RE3 (Random Encoders for Efficient Exploration)¶
Examples:
LunarLanderContinuous-v2 (use --env LunarLanderContinuous-v2 command line option)
Test case with Pendulum-v1 example
Activating RE3 The RE3 plugin can be easily activated by specifying it as the Exploration class to-be-used in the main Trainer config and inheriting the RE3UpdateCallbacks as shown in this example. Most of its parameters usually do not have to be specified as the module uses the values from the paper by default. For example:
config = sac.DEFAULT_CONFIG.copy()
config["env"] = "Pendulum-v1"
config["seed"] = 12345
config["callbacks"] = RE3Callbacks
config["exploration_config"] = {
"type": "RE3",
# the dimensionality of the observation embedding vectors in latent space.
"embeds_dim": 128,
"rho": 0.1, # Beta decay factor, used for on-policy algorithm.
"k_nn": 50, # Number of neighbours to set for K-NN entropy estimation.
# Configuration for the encoder network, producing embedding vectors from observations.
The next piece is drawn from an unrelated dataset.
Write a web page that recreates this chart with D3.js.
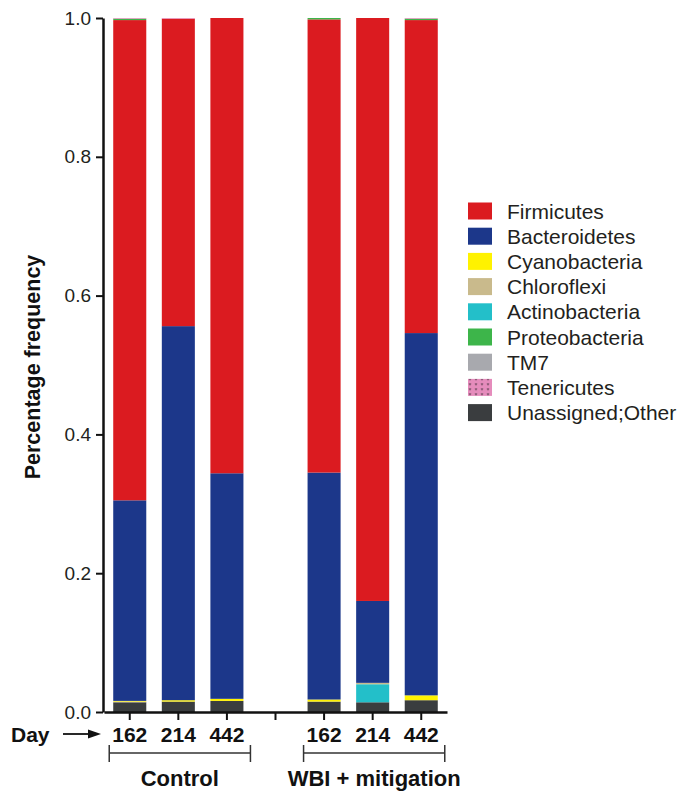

# This can be used to configure fcnet- or conv_net setups to properly process any
# observation space. By default uses the Policy model configuration.
"encoder_net_config": {
"fcnet_hiddens": [],
"fcnet_activation": "relu",
},
# Hyperparameter to choose between exploration and exploitation. A higher value of beta adds
# more importance to the intrinsic reward, as per the following equation
# `reward = r + beta * intrinsic_reward`
"beta": 0.2,
# Schedule to use for beta decay, one of constant" or "linear_decay".
"beta_schedule": 'constant',
# Specify, which exploration sub-type to use (usually, the algo's "default"
# exploration, e.g. EpsilonGreedy for DQN, StochasticSampling for PG/SAC).
"sub_exploration": {
"type": "StochasticSampling",
}
}
Functionality RLlib’s RE3 is based on “Random Encoders for Efficient Exploration” described in this paper here. RE3 quantifies exploration based on state entropy. The entropy of a state is calculated based on its distance from K nearest neighbor states present in the replay buffer in the latent space (With this implementation, KNN is implemented using training samples from the same batch). The state entropy is considered as an intrinsic reward and for policy optimization added to the extrinsic reward when available. If the extrinsic reward is not available then the state entropy is used as “intrinsic reward” for unsupervised pre-training of the RL agent. RE3 further allows agents to learn in sparse-reward or even no-reward environments by using the state entropy as “intrinsic rewards”.
This exploration objective can be used with both model-free and model-based RL algorithms. RE3 uses a randomly initialized encoder to get the state’s latent representation, thus taking away the complexity of training the representation learning method. The encoder weights are fixed during the entire duration of the training process.